Although the Traffic Squad continued to expand over the next few years, and the city continued adding more traffic lights, the lights and the squad were not enough to regulate the excessive motorized traffic and the increasing number of law-breaking speeders.

8th New York City Police Commissioner Rhinelander Waldo established first Motorcycle Squad
8th New York City Police Commissioner Rhinelander Waldo.

On June 9, 1911, only 17 days after he took office, Police Commissioner Waldo Rhinelander established the department’s first motorcycle squad. Organized under the “Office of Street Traffic Regulation Bureau” and originally attached to the Traffic Squad, the cops of the Motorcycle Squad supplemented the futile efforts of the pedal-pushing cops of the Bicycle Squad (founded in 1895 by then Commissioner Theodore Roosevelt) in apprehending speeders.

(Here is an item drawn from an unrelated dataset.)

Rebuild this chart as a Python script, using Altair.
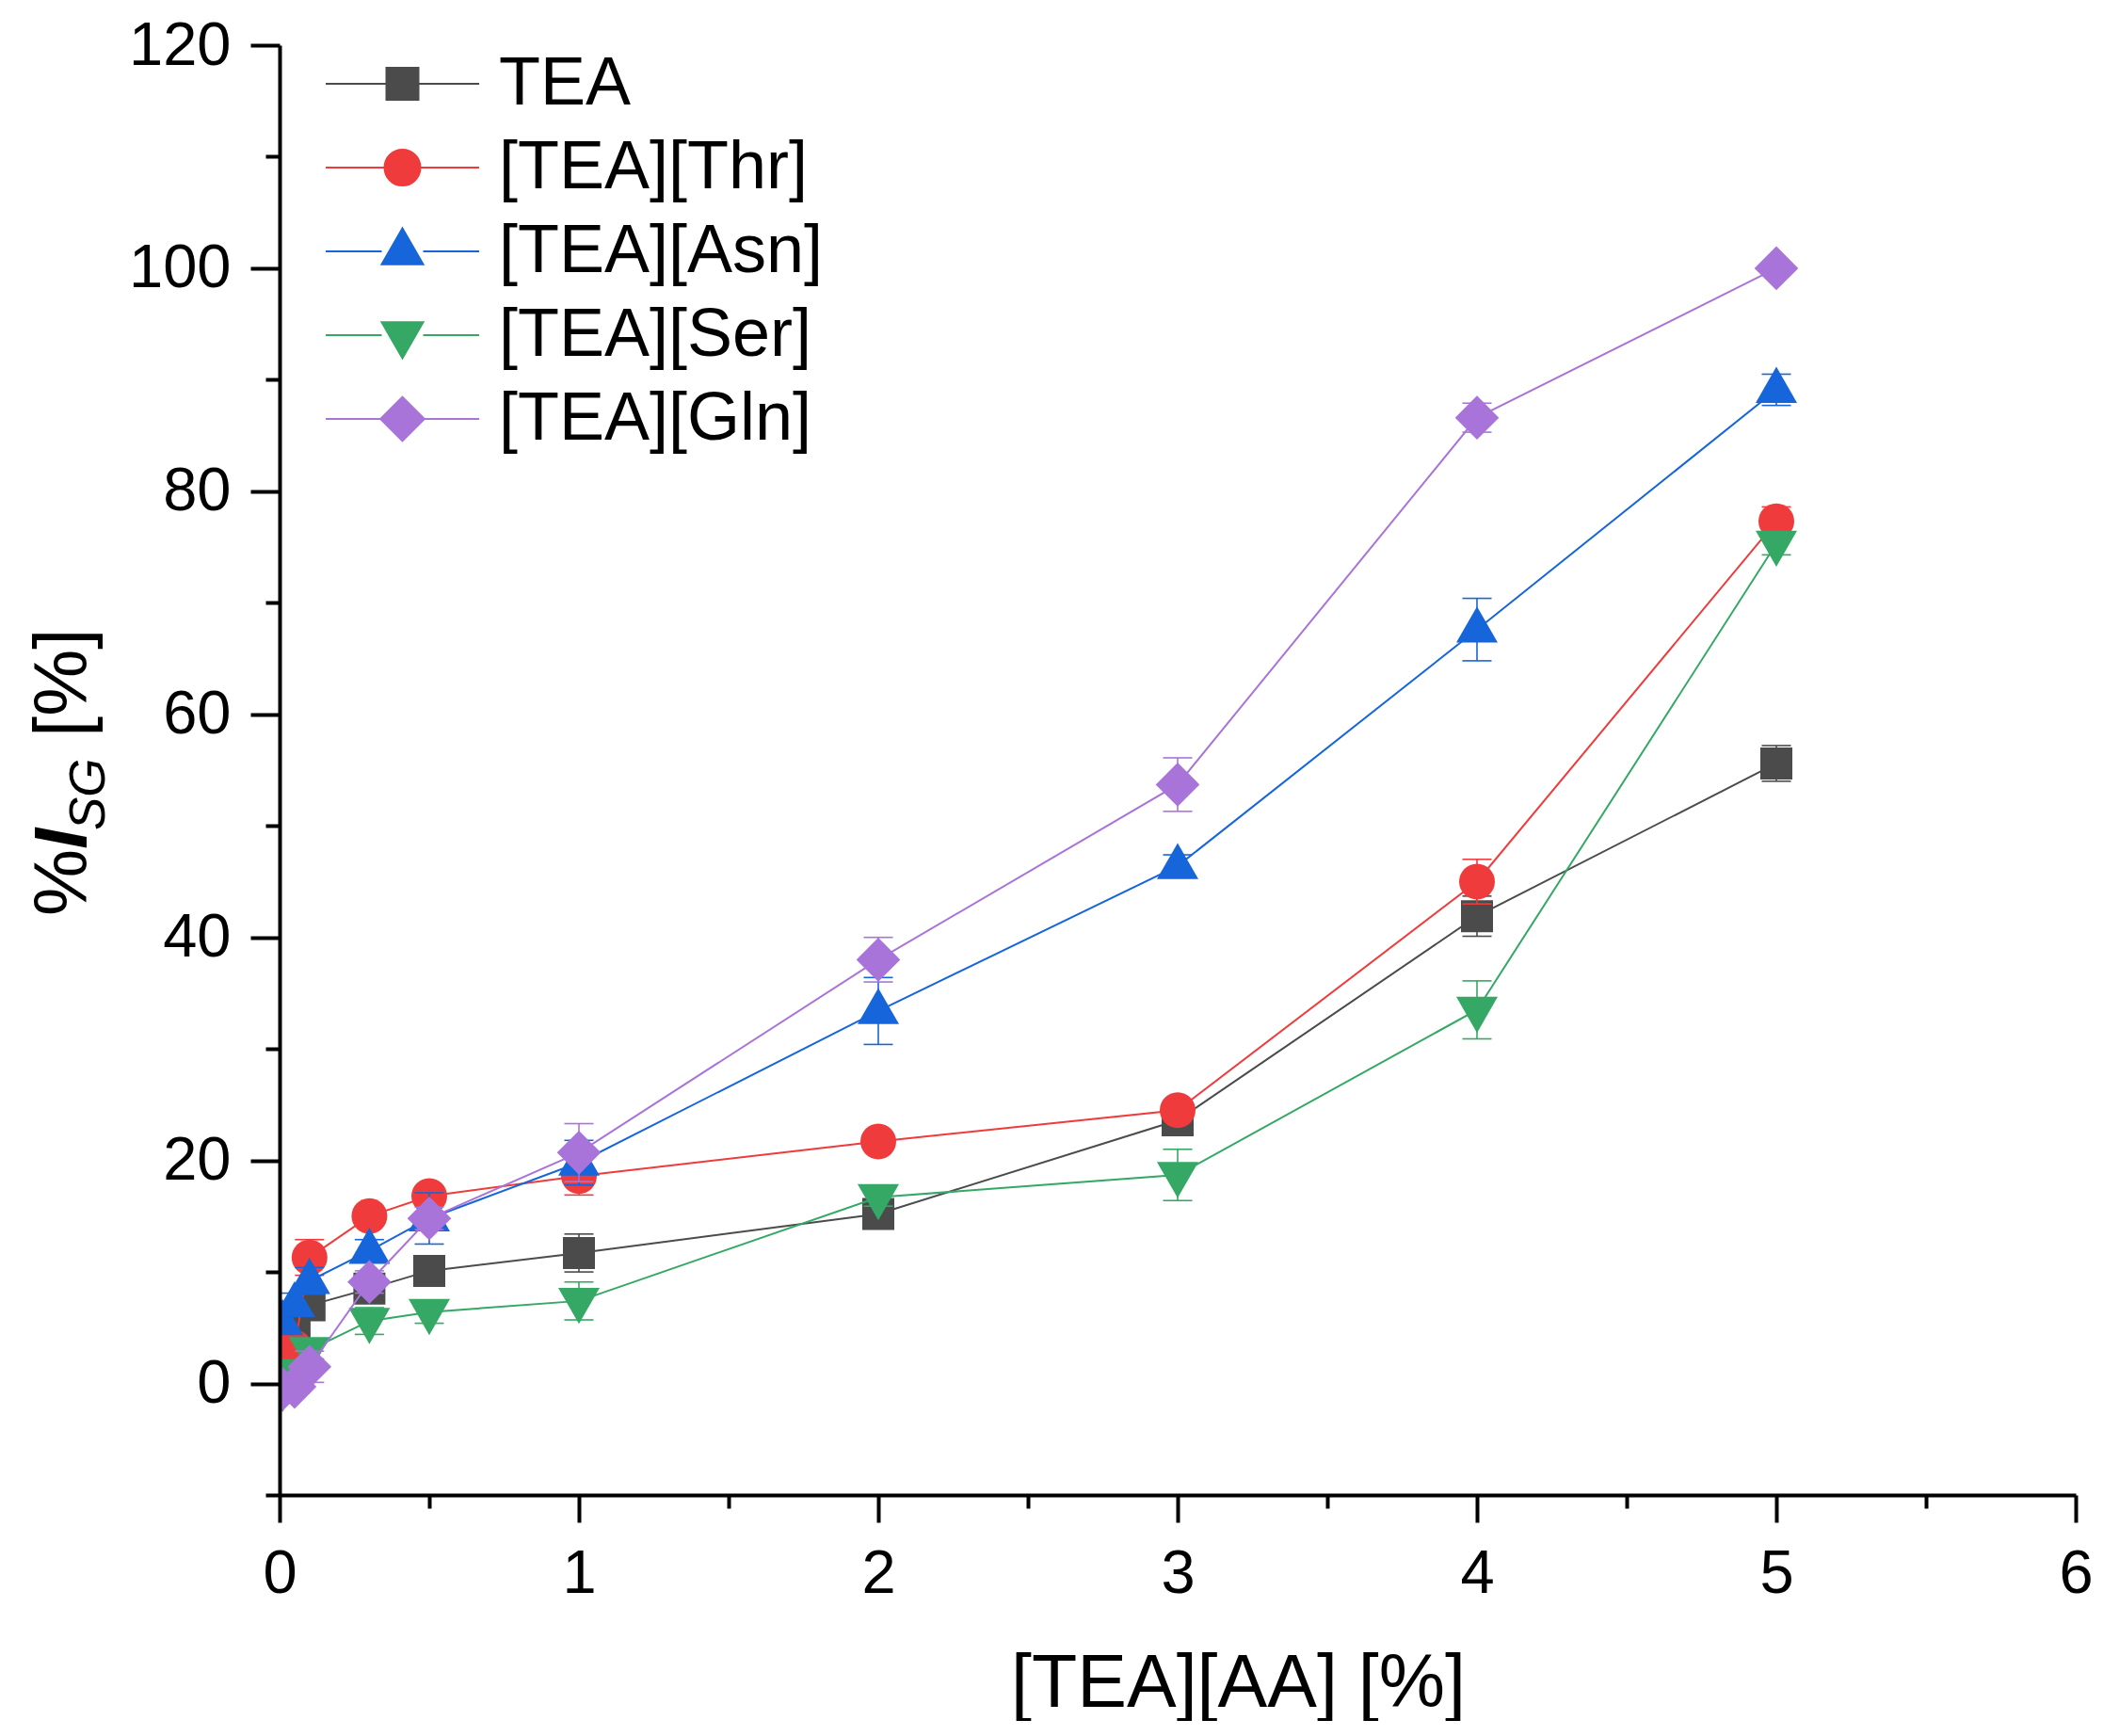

Within a 5-month period, the motorcycle police had written 3,710 summonses for close to $18,000 in fines (the average fine for a traffic violation in 1911 was about $5). By 1912, the squad comprised 27 patrolmen, 1 sergeant, and 25 motorcycles scattered throughout various precincts.

Eventually, the squad was divided into 3 squads, with Squad No. 1 covering Manhattan, the Bronx, and Staten Island; Squad No. 2 assigned to Brooklyn; and Squad No. 3 covering Queens. By 1930, the Motorcycle Squad had grown to about 315 officers, 289 motorcycles, 28 sidecars, and two sedans.

The squad merged with the Accident Investigation Squad in 1972 to become the NYPD Highway Patrol. 

*Nickie was not the cat’s actual name. Like many all-black animals of the nineteenth and early 20th centuries, the cat’s given name is now an offensive ethnic slur.